Next Stop
June 02, 2026
Instead, you must seek the place YHWH your God will choose from among all your tribes to put the Divine Name for a dwelling place. To that place you must go.
~Deuteronomy 12:5 (Inclusive Bible translation)
You Are Here
We all have locations that are special to us. A place associated with a fond memory or an important event.
It can be as mundane as the room where you first read your favorite book. Or as momentous as the place where you met your future partner or spouse. It might even be connected to something sad or bittersweet, such as the place where your loved one’s ashes were dispersed or where they were buried.
The writers of Genesis also had places that they considered special. Such places included the location where the whole relationship between God and the world began, like the Garden. Or where an Israelite ancestor first encountered or were visited by God, such as the Oaks of Mamre. Not infrequently, it was a place where someone got into deep trouble and received unexpected help—for example, Beer-Sheba and Beer Lahai Roi. Or, more happily, a place where they met their future partner, like at the well at Nahor in Haran.
Many of these important places consist of or are marked by trees or sources of water. That’s because most of the journey of the Israelite ancestors took place in the Negev, which means “dry land” or “the south.” As the name suggests, it was a place not dissimilar to the American Southwest and to parts of Texas. It was bright and hot and sunny.
No wonder the locations of trees or beer (which means “well” in Hebrew, though the English meaning works here too) were particularly noted. We too can resonate with the joy of encountering a large shade bearing tree or a drinking hole in the summer. In the midst of a long, hot, tiring walk, shade and water feel miraculous indeed. Worthy of celebration. Worthy of remembering.
These places were especially important because they were places of memory, of a bygone age. Many scholars think that the biblical writers, who were descendants of the figures discussed in Genesis, wrote about these places many hundreds of years after the events they describe. By the time they wrote these tales, the writers had been forcibly removed and exiled from their homeland. They were homesick and nostalgic. They longed to go back but couldn’t. Their only way to “return” and connect was through their memory, their stories, and their writing.

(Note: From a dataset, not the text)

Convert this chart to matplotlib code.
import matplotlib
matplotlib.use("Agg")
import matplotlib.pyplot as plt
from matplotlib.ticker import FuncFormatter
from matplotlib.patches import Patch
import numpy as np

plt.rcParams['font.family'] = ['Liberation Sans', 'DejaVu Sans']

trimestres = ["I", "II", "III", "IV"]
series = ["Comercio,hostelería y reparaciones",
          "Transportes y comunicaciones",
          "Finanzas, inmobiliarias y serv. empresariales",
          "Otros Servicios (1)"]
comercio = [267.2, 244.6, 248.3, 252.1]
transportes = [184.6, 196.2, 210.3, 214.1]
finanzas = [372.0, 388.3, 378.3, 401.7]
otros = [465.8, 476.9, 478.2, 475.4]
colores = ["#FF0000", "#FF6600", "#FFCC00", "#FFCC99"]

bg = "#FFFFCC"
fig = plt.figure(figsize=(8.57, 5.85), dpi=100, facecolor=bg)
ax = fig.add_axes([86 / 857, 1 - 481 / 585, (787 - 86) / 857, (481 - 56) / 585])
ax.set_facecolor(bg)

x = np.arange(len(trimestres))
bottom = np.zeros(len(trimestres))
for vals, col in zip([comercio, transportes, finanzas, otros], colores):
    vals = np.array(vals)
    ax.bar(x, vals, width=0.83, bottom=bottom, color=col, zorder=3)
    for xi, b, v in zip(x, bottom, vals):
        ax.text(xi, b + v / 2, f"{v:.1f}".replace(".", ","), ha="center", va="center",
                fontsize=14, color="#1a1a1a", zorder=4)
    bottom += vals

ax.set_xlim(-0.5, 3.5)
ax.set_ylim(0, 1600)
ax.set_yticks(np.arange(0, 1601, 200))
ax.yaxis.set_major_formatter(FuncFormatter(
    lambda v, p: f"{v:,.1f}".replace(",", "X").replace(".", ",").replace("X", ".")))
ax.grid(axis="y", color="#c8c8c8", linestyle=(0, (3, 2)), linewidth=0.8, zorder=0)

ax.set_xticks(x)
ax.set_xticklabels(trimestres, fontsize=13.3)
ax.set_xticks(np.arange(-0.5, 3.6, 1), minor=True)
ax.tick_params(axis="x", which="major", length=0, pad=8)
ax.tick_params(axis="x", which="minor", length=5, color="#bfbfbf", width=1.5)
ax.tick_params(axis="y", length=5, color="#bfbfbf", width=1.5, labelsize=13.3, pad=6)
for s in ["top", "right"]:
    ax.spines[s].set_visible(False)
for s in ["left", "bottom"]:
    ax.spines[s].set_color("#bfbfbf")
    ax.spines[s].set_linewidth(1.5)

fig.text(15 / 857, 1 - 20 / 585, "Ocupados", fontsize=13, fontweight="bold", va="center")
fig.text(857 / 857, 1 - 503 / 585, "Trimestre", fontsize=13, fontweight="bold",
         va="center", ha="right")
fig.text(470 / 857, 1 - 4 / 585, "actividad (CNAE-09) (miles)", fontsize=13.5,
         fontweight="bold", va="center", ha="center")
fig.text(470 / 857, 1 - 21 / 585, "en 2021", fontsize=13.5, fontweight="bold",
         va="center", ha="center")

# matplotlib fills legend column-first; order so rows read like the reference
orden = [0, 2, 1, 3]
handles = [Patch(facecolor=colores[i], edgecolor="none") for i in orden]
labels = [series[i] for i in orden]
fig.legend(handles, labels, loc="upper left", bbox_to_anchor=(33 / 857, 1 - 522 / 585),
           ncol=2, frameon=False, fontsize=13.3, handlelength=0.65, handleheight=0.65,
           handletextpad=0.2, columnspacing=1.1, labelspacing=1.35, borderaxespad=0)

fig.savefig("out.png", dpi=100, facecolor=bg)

The memory of these places, understandably, is bittersweet. Filled with longing, sadness, joy, and also hope. That’s why they wrote about these places and these figures — to remember and to keep a record in case their children or their children’s children ever got a chance to return some time in the future.
As Saint John's begins the new sermon series, I hope that these stories from Genesis resonate with you, sparking empathy and conjuring memories of the special places in your journey.